Aspects of the disclosure relate to methods for the deposition of a highly porous layer into ceramic filtration materials to improve their performance. In one example, a two-step coating process is used to coat a nanoscale filtration layer.

Claims

1. A method of manufacturing a coated filtration material, the method comprising: providing a base filter material;applying a first coating to the base filter material, the first coating being in nanoparticle form;applying a second coating on top of the first coating, the second coating being a nanoscale inorganic material; andremoving the first coating in such a way that the second coating remains on the base filter material.

2. The method of claim 1, wherein the step of removing includes chemically removing the first coating.

3. The method of claim 1, wherein the step of removing includes thermally removing the first coating.

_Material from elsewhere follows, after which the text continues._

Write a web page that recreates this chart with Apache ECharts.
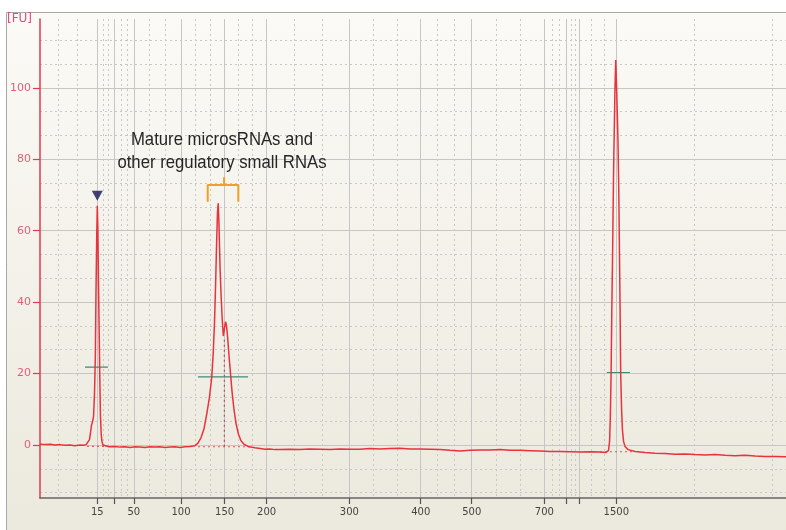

4. The method of claim 1, wherein the first coating is selected from the group consisting of hygroscopic salt and carbon soot.

5. The method of claim 1, where in the second coating includes a metal oxide.

6. The method of claim 1, wherein the second coating has a porosity greater than 90%.

7. The method of claim 1, wherein the base filter material is selected from the group consisting of sintered ceramic powder media and sintered metal powder media.

8. The method of claim 1, wherein the second coating has particles size in the range of 20-200 nm.

9. The method of claim 1, wherein the base filter material has a porosity in the range of 30-70%.

10. The method of claim 1, wherein the base filter material has a pore size in the range of 1 to 110 μm.

11. The method of claim 1, wherein the second coating has a thickness of 50 μm or less.

12. A coated filtration material comprising: a base filter material having an outer surface and a plurality of pores extending from the outer surface and having a depth; anda coating, the coating being a nanoscale inorganic material positioned on the outer surface; wherein the volume of the pores are free from the coating and the coating has a porosity of at least 90%.

13. The coated filtration material of claim 12, wherein the base filter material has a porosity in the range of 30-70%.

14. The coated filtration material of claim 12, wherein the coating includes a metal oxide.

15. The coated filtration material of claim 12, wherein the base filter material is selected from the group consisting of sintered ceramic powder media and sintered metal powder media.

16. The coated filtration material of claim 12, wherein the second coating has particles size in the range of 20-200 nm.

17. The coated filtration material of claim 12, wherein the second coating has a thickness of 50 μm or less.

18. The coated filtration material of claim 12, wherein the base filter material has a pore size in the range of 1 to 110 μm.

19. The coated filtration material of claim 12, wherein the coating has a pore size in the range of 0.1-0.5 μm.